By the way it’s not my purpose to be dependent of my wife forever, so I hope to find some ways to live from what I love to do (a table saw kit and other things come to my mind). I plan to devote between 9:00 to 3:00 AM to my work (rest of the time I will be a housewife and continue apartment refurbishing).

So the next step will be mainly to assemble my mill and lathe, finish my cnc project-machines and clean my computers (I have a mess with my files). Also I will answer pending comments over the next days (sorry for the delay!).

About being careful

It’s good to remember that Sherline tools are not toys, and that accidents can happen, no matter how well experienced, careful or skilled you are (and I’m none of these) . This happen to me when I was building my table saw. Of course was my fault.

This happened when, after shutting down the motor, I was going to clean the working part and the spindle was still rotating (I get used to do this). The tool, a 3/8″ very sharp carbide mill, caused several cuts in the nail and underneath skin. I must use pointed tweezers to extract plastic particles under the skin, ouch!.
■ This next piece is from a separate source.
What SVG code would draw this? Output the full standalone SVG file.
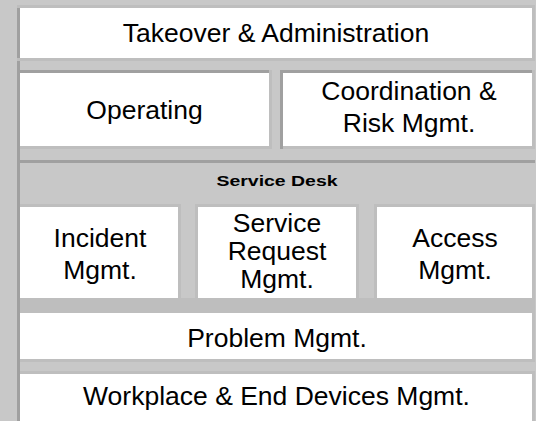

I was lucky; this was a minor injury. Now my nail looks almost the same as before though there are some minor sensitivity issues. After that I adopt some simple rules when working with this tools:

  • Don’t talk with other people (or ignore them, saying “yes…”, “really?”, etc).
  • Don’t think about that beautiful girl (or something else).
  • Don’t put my hands in a radius of 10 cm around the rotating tool.
  • Clean parts only with a brush.

Of course there are standard guidelines when you work with power tools, but by following these basic rules are a start point.